Friday, June 12, 2015

Lesson Learned ... Again

After being in the hospital for three days, I came home to this lovely reorder of an Art Gallery fabric in the Hello, Bear line by designer Bonnie Christine.  This fabric is my new crush, and I cannot cut into it unless I know I have more coming. 
But that's not the lesson.  (Note:  stop reading if you don't want the details...)  Last Tuesday I had an upper GI scope to see what's up with a recurring issue with my esophagus.  I came home that same morning, but later in the day my throat began to rage.  We called the doctor; he sent us to the ER and called the ER to explain what I needed.  A CT scan was performed, I think to make sure that there wasn't any damage done during the dilation.  The ER doc gave me the good news - my throat was fine.  But the bad news - pulmonary embolisms in both lungs.  And so I was admitted to LaGrange that evening (and I was just thinking I would go to the ER and get some good pain drugs).  A venous Doplar that same evening revealed blood clots in my legs.  My fabulous doctor Prachi Patel came to the ER and has helped navigate my way with the GI and pulmonologist.   IV Heparin to thin my blood, Lovanox injections for the next two weeks, and an oral regimin of Warfarin.  And I am home and able to resume my normal activities (and when I am doing a lot of sitting, I must put on compression stockings - lovely white open-toed thigh-high stockings).  I'll see Dr. Patel Monday morning. 

So, the lesson?  I had to ask John to go into my closet and get some pj's and t-shirts and various toiletries.  He found what I needed, but I could see the judgment in his eyes about what a mess I function in.  Last New Year's I was going to spent 10 minutes a day in my closet.  That lasted three days.  And so now I am horrified by how I have been ignoring something I tried to help my mom with the last 15 years of her life:  if you bring something in the house, then something else has to leave. 

In the past two hours I've been on a tear and will continue over the next few days to be ruthless.  I either wear it or it goes out.  I'm feeling lighter already...  Below are two Hazel Hipsters I finished last Monday and a new t-shirt quilt in the making.  Back to my closet!

Wednesday, June 3, 2015

The Small, Happy Life

This title isn't mine.

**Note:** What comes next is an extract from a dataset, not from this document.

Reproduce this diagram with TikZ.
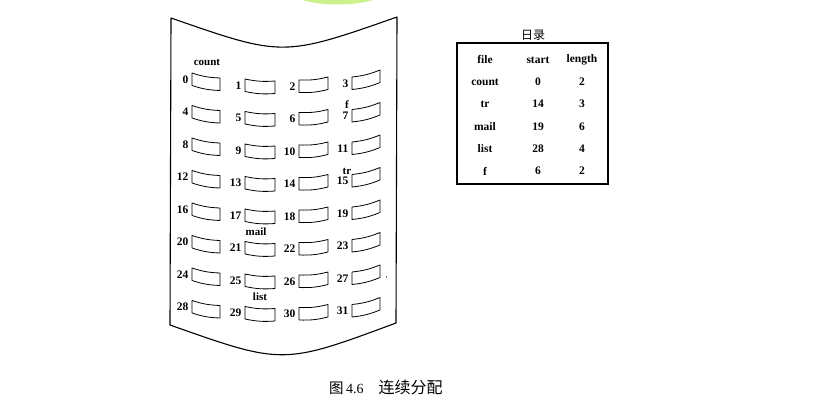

It's David Brooks's title of a short commentary in the New York Times, published on May 28. This commentary is about how people define their purpose in life - and how they found it.  Read it.  It's short and good.

So today my purpose in life?  To make the world prettier one purse at a time.  Hardly a lofty purpose, but for today it's mine. 

These bags are Hazel Hipsters

Tuesday, June 2, 2015

A Happy Girl

 This is Colette.  She just graduated from Lyons Township, and she is happy.  While she is happy for many reasons, in these pictures she is happy because of a quilt her mom gave to her.  For a couple of years Colette's mom has been playing dumb whenever Colette would ask about  certain t-shirts.  "Gee, I don't know what happened to it..." 

While I know my quilting is important, to get an email and these pictures from Colette's mom on the same day as the graduation party was a neat treat.  Janice said her daughter kept saying repeatedly how much she loves this quilt.  Part of the charm of this quilt is that these meaningful t-shirts have all been used and are nicely soft.  The other part of its charm is the batting and long-arm quilting done by Terri and Frank Karls.  This quilt is soft and a perfect weight.  It also helped that the temperatures were in the 40's when Colette received her quilt.